Judge Leonard P. Stark said that the hearing was set at 9:00 am and “the parties will work with the cameras to make arrangements to allow the argument to continue by teleconference, with the opportunity for members of the public to listen, without being able to interfere with the procedures.”
Venezuela’s interim government led by Juan Guaidó, which represents the Venezuelan state in this case and has been litigating against the CITGO sale for over a year, has argued that in order to authorize the sale, a license issued by the US Department of the Treasury’s Office of Foreign Assets Control (OFAC) is mandatory.

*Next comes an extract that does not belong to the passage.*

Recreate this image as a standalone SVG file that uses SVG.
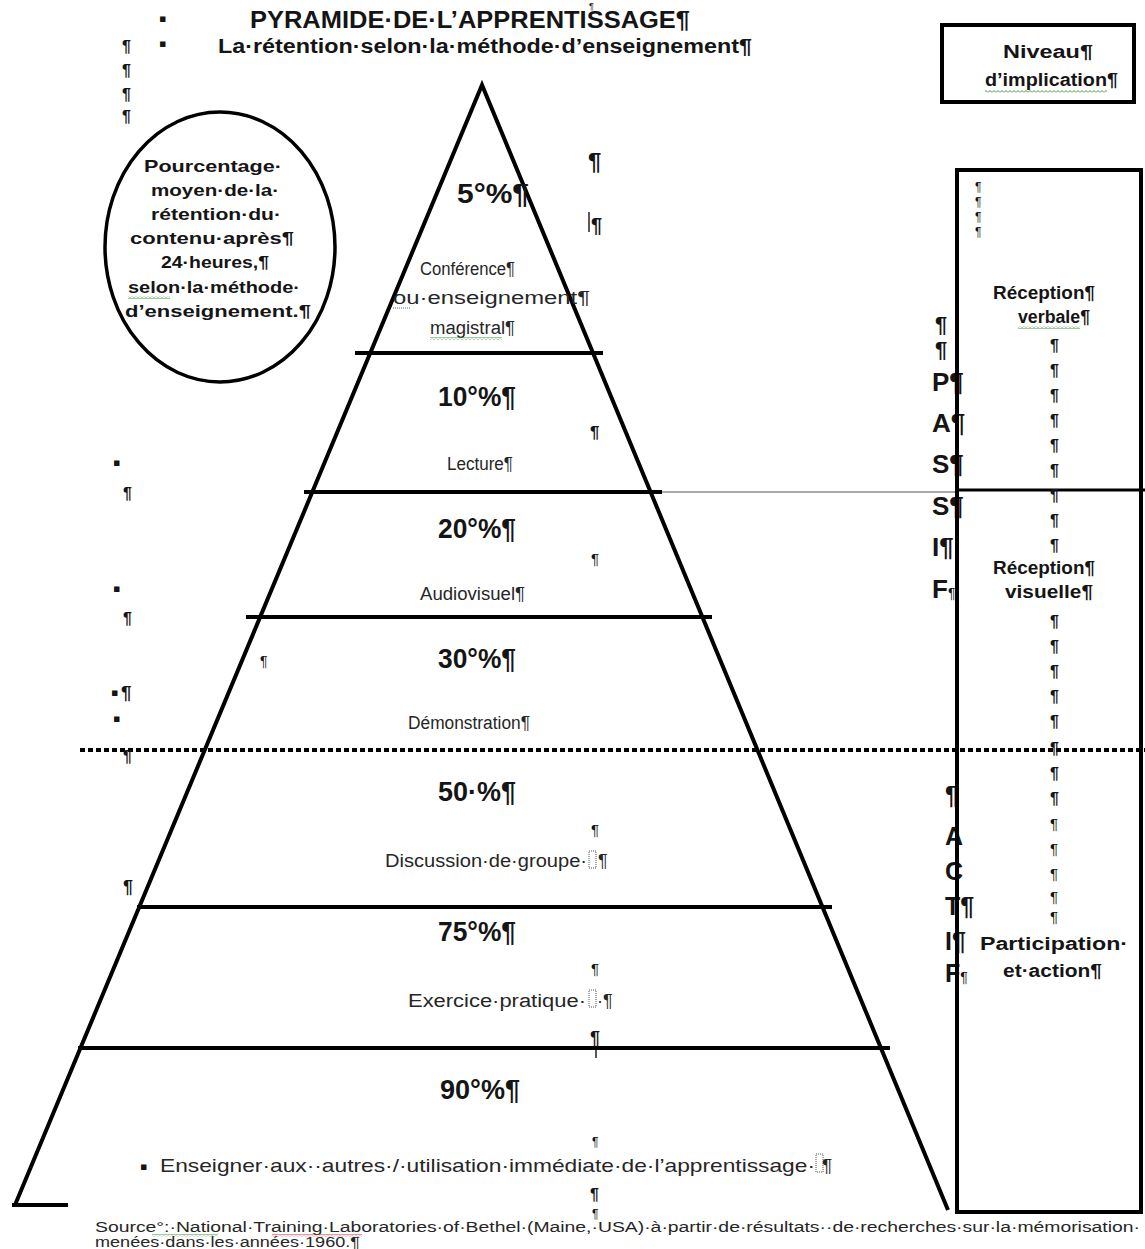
<svg xmlns="http://www.w3.org/2000/svg" width="1145" height="1249" viewBox="0 0 1145 1249">
  <defs>
    <style>
      text { font-family: "Liberation Sans", Arial, sans-serif; fill: #151515; }
      .title { font-size: 24px; font-weight: bold; }
      .sub { font-size: 20px; font-weight: bold; }
      .note { font-size: 17px; font-weight: bold; }
      .pct { font-size: 28px; font-weight: bold; }
      .lbl { font-size: 18px; fill: #262626; }
      .side { font-size: 26px; font-weight: bold; }
      .act { font-size: 25px; font-weight: bold; }
      .mark { font-size: 16px; font-weight: bold; }
      .marks { font-size: 12px; }
      .box { font-size: 18px; font-weight: bold; }
      .src { font-size: 14px; fill: #262626; }
      .blt { font-family: "DejaVu Sans", sans-serif; font-size: 11px; }
      .edge { stroke: #000; stroke-width: 4; fill: none; stroke-linecap: butt; }
      .frame { stroke: #000; stroke-width: 4; fill: none; }
      .anchor { fill: none; stroke: #555; stroke-width: 1; stroke-dasharray: 1 1; }
    </style>
    <pattern id="wave-green" width="4" height="3" patternUnits="userSpaceOnUse">
      <path d="M0 2.5 L2 0.5 L4 2.5" stroke="#3a9a3a" stroke-width="1" fill="none"/>
    </pattern>
    <pattern id="wave-red" width="4" height="3" patternUnits="userSpaceOnUse">
      <path d="M0 2.5 L2 0.5 L4 2.5" stroke="#d03030" stroke-width="1" fill="none"/>
    </pattern>
  </defs>

  <rect width="1145" height="1249" fill="#fff"/>

  <!-- heading -->
  <g id="title">
    <text class="blt" x="159" y="22">▪</text>
    <text class="blt" x="159" y="47">▪</text>
    <text class="marks" x="589" y="9" style="font-size:9px">¶</text>
    <text class="title" x="250" y="28" textLength="440" lengthAdjust="spacingAndGlyphs">PYRAMIDE·DE·L’APPRENTISSAGE¶</text>
    <text class="sub" x="218" y="53" textLength="534" lengthAdjust="spacingAndGlyphs">La·rétention·selon·la·méthode·d’enseignement¶</text>
    <text class="mark" x="122" y="52">¶</text>
    <text class="mark" x="122" y="76">¶</text>
    <text class="mark" x="122" y="100">¶</text>
    <text class="mark" x="122" y="122">¶</text>
  </g>

  <!-- level of involvement header -->
  <g id="niveau">
    <rect class="frame" x="942" y="25" width="192" height="77"/>
    <text class="box" x="1003" y="58" textLength="90" lengthAdjust="spacingAndGlyphs">Niveau¶</text>
    <text class="box" x="985" y="86" textLength="133" lengthAdjust="spacingAndGlyphs">d’implication¶</text>
    <rect x="985" y="90" width="122" height="3" fill="url(#wave-green)"/>
  </g>

  <!-- circled note -->
  <g id="circle-note">
    <ellipse cx="220" cy="247" rx="115" ry="135" fill="none" stroke="#000" stroke-width="3.5"/>
    <text class="note" x="144" y="172" textLength="138" lengthAdjust="spacingAndGlyphs">Pourcentage·</text>
    <text class="note" x="151" y="196" textLength="128" lengthAdjust="spacingAndGlyphs">moyen·de·la·</text>
    <text class="note" x="151" y="220" textLength="130" lengthAdjust="spacingAndGlyphs">rétention·du·</text>
    <text class="note" x="130" y="244" textLength="164" lengthAdjust="spacingAndGlyphs">contenu·après¶</text>
    <text class="note" x="161" y="268" textLength="108" lengthAdjust="spacingAndGlyphs">24·heures,¶</text>
    <text class="note" x="128" y="293" textLength="172" lengthAdjust="spacingAndGlyphs">selon·la·méthode·</text>
    <rect x="128" y="296" width="42" height="3" fill="url(#wave-green)"/>
    <text class="note" x="125" y="317" textLength="186" lengthAdjust="spacingAndGlyphs">d’enseignement.¶</text>
  </g>

  <!-- pyramid outline and tier rules -->
  <g id="rules">
    <path class="edge" d="M15 1205 L482 85 L948 1210"/>
    <line class="edge" x1="12" y1="1205" x2="68" y2="1205"/>
    <line class="edge" x1="355" y1="353" x2="603" y2="353"/>
    <line class="edge" x1="304" y1="492" x2="662" y2="492"/>
    <line x1="662" y1="492" x2="957" y2="492" stroke="#555" stroke-width="1.2"/>
    <line class="edge" x1="246" y1="617" x2="712" y2="617"/>
    <line x1="80" y1="750" x2="1145" y2="750" stroke="#000" stroke-width="4" stroke-dasharray="5 3"/>
    <line class="edge" x1="137" y1="907" x2="832" y2="907"/>
    <line class="edge" x1="78" y1="1048" x2="890" y2="1048"/>
  </g>

  <!-- tiers -->
  <g id="tier-5">
    <text class="pct" x="457" y="203" textLength="72" lengthAdjust="spacingAndGlyphs">5°%¶</text>
    <text class="lbl" x="420" y="275" textLength="95" lengthAdjust="spacingAndGlyphs">Conférence¶</text>
    <text class="lbl" x="393" y="304" textLength="197" lengthAdjust="spacingAndGlyphs">ou·enseignement¶</text>
    <line x1="393" y1="308" x2="410" y2="308" stroke="#4a6fb0" stroke-width="1" stroke-dasharray="1 1"/>
    <text class="lbl" x="430" y="334" textLength="85" lengthAdjust="spacingAndGlyphs">magistral¶</text>
    <rect x="430" y="337" width="72" height="3" fill="url(#wave-green)"/>
    <text class="side" x="588" y="170" style="font-size:24px">¶</text>
    <line x1="589" y1="212" x2="589" y2="232" stroke="#222" stroke-width="1.5"/>
    <text class="mark" x="591" y="232" style="font-size:20px">¶</text>
  </g>

  <g id="tier-10">
    <text class="pct" x="438" y="406" textLength="78" lengthAdjust="spacingAndGlyphs">10°%¶</text>
    <text class="mark" x="590" y="438" style="font-size:17px">¶</text>
    <text class="lbl" x="447" y="470" textLength="66" lengthAdjust="spacingAndGlyphs">Lecture¶</text>
  </g>

  <g id="tier-20">
    <text class="pct" x="438" y="538" textLength="78" lengthAdjust="spacingAndGlyphs">20°%¶</text>
    <text class="marks" x="591" y="564" style="font-size:15px">¶</text>
    <text class="lbl" x="420" y="600" textLength="105" lengthAdjust="spacingAndGlyphs">Audiovisuel¶</text>
  </g>

  <g id="tier-30">
    <text class="pct" x="438" y="668" textLength="78" lengthAdjust="spacingAndGlyphs">30°%¶</text>
    <text class="marks" x="260" y="666" style="font-size:14px">¶</text>
    <text class="lbl" x="408" y="729" textLength="122" lengthAdjust="spacingAndGlyphs">Démonstration¶</text>
  </g>

  <g id="tier-50">
    <text class="pct" x="438" y="801" textLength="78" lengthAdjust="spacingAndGlyphs">50·%¶</text>
    <text class="marks" x="591" y="835" style="font-size:15px">¶</text>
    <text class="lbl" x="385" y="867" textLength="202" lengthAdjust="spacingAndGlyphs">Discussion·de·groupe·</text>
    <rect class="anchor" x="589" y="851" width="7" height="17"/>
    <text class="lbl" x="598" y="867">¶</text>
  </g>

  <g id="tier-75">
    <text class="pct" x="438" y="941" textLength="78" lengthAdjust="spacingAndGlyphs">75°%¶</text>
    <text class="marks" x="591" y="974" style="font-size:15px">¶</text>
    <text class="lbl" x="408" y="1007" textLength="178" lengthAdjust="spacingAndGlyphs">Exercice·pratique·</text>
    <rect class="anchor" x="589" y="990" width="7" height="17"/>
    <text class="lbl" x="597" y="1007">·¶</text>
    <text class="mark" x="590" y="1044" style="font-size:18px">¶</text>
    <line x1="596" y1="1050" x2="596" y2="1058" stroke="#222" stroke-width="1.5"/>
  </g>

  <g id="tier-90">
    <text class="pct" x="440" y="1099" textLength="80" lengthAdjust="spacingAndGlyphs">90°%¶</text>
    <text class="marks" x="592" y="1146">¶</text>
    <text class="blt" x="140" y="1170">▪</text>
    <text class="lbl" x="160" y="1172" style="font-size:19px" textLength="655" lengthAdjust="spacingAndGlyphs">Enseigner·aux··autres·/·utilisation·immédiate·de·l’apprentissage·</text>
    <rect class="anchor" x="816" y="1154" width="7" height="18"/>
    <text class="lbl" x="822" y="1172" style="font-size:19px">¶</text>
    <text class="mark" x="590" y="1200">¶</text>
    <text class="marks" x="592" y="1218">¶</text>
  </g>

  <!-- stray paragraph marks on the left margin -->
  <g id="margin-marks">
    <text class="blt" x="113" y="466">▪</text>
    <text class="mark" x="123" y="499">¶</text>
    <text class="blt" x="113" y="592">▪</text>
    <text class="mark" x="123" y="624">¶</text>
    <text class="blt" x="111" y="696">▪</text>
    <text class="mark" x="121" y="699" style="font-size:19px">¶</text>
    <text class="blt" x="113" y="722">▪</text>
    <text class="mark" x="123" y="762">¶</text>
    <text class="mark" x="123" y="893" style="font-size:18px">¶</text>
  </g>

  <!-- PASSIF / ACTIF columns -->
  <g id="passif">
    <text class="side" x="935" y="332" style="font-size:22px">¶</text>
    <text class="side" x="935" y="357" style="font-size:22px">¶</text>
    <text class="side" x="932" y="391">P¶</text>
    <text class="side" x="932" y="432">A¶</text>
    <text class="side" x="932" y="473">S¶</text>
    <text class="side" x="932" y="515">S¶</text>
    <text class="side" x="932" y="556">I¶</text>
    <text class="side" x="932" y="598">F<tspan style="font-size:14px;font-weight:normal">¶</tspan></text>
  </g>

  <g id="actif">
    <text class="act" x="945" y="804">¶</text>
    <text class="act" x="945" y="845">A</text>
    <text class="act" x="945" y="880">C</text>
    <text class="act" x="945" y="915">T¶</text>
    <text class="act" x="945" y="950">I¶</text>
    <text class="act" x="945" y="982">F<tspan style="font-size:14px;font-weight:normal">¶</tspan></text>
  </g>

  <!-- reception / participation scale -->
  <g id="scale-box">
    <rect class="frame" x="957" y="170" width="184" height="1042"/>
    <line x1="957" y1="490" x2="1145" y2="490" stroke="#000" stroke-width="3"/>
    <text class="marks" x="975" y="191">¶</text>
    <text class="marks" x="975" y="206">¶</text>
    <text class="marks" x="975" y="221">¶</text>
    <text class="marks" x="975" y="236">¶</text>
    <text class="box" x="993" y="299" textLength="102" lengthAdjust="spacingAndGlyphs">Réception¶</text>
    <text class="box" x="1018" y="323" textLength="72" lengthAdjust="spacingAndGlyphs">verbale¶</text>
    <rect x="1018" y="326" width="62" height="3" fill="url(#wave-green)"/>
    <g class="mark">
      <text x="1050" y="351">¶</text>
      <text x="1050" y="376">¶</text>
      <text x="1050" y="401">¶</text>
      <text x="1050" y="426">¶</text>
      <text x="1050" y="451">¶</text>
      <text x="1050" y="476">¶</text>
      <text x="1050" y="501">¶</text>
      <text x="1050" y="526">¶</text>
      <text x="1050" y="551">¶</text>
    </g>
    <text class="box" x="993" y="574" textLength="102" lengthAdjust="spacingAndGlyphs">Réception¶</text>
    <text class="box" x="1005" y="598" textLength="88" lengthAdjust="spacingAndGlyphs">visuelle¶</text>
    <g class="mark">
      <text x="1050" y="627">¶</text>
      <text x="1050" y="652">¶</text>
      <text x="1050" y="677">¶</text>
      <text x="1050" y="702">¶</text>
      <text x="1050" y="727">¶</text>
      <text x="1050" y="754">¶</text>
      <text x="1050" y="779">¶</text>
      <text x="1050" y="804">¶</text>
    </g>
    <g class="marks" style="font-size:15px">
      <text x="1050" y="829">¶</text>
      <text x="1050" y="854">¶</text>
      <text x="1050" y="879">¶</text>
      <text x="1050" y="902">¶</text>
      <text x="1050" y="922">¶</text>
    </g>
    <text class="box" x="980" y="950" textLength="148" lengthAdjust="spacingAndGlyphs">Participation·</text>
    <text class="box" x="1003" y="977" textLength="99" lengthAdjust="spacingAndGlyphs">et·action¶</text>
  </g>

  <!-- source line -->
  <g id="source">
    <text class="src" x="95" y="1232" textLength="1045" lengthAdjust="spacingAndGlyphs">Source°:·National·Training·Laboratories·of·Bethel·(Maine,·USA)·à·partir·de·résultats··de·recherches·sur·la·mémorisation·</text>
    <rect x="152" y="1234" width="66" height="2.5" fill="url(#wave-green)"/>
    <rect x="272" y="1234" width="90" height="2.5" fill="url(#wave-red)"/>
    <text class="src" x="95" y="1247" textLength="265" lengthAdjust="spacingAndGlyphs">menées·dans·les·années·1960.¶</text>
  </g>
</svg>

For her part, OFAC head Andrea Gacki endorsed this position in a letter submitted to the court, arguing that even though Canadian miner Crystallex has already requested a license, it should consider the current situation of Venezuela as well as the arguments of the Department of State before making a decision.
Crystallex is the biggest of a group of creditors apart from US oil company ConocoPhillips, which have been taking legal action for the court to allow the auction of the shares of PDV Holding Inc., the parent company of CITGO, in order to collect outstanding debts.
Crystallex had received a ruling in its favor issued by the World Bank’s International Center for Settlement of Investment Disputes (ICSID) in April 2016 because in 2008 the late President Hugo Chávez illegally expropriated its Las Cristinas gold mine, which led to the claim by the mining company in the international court.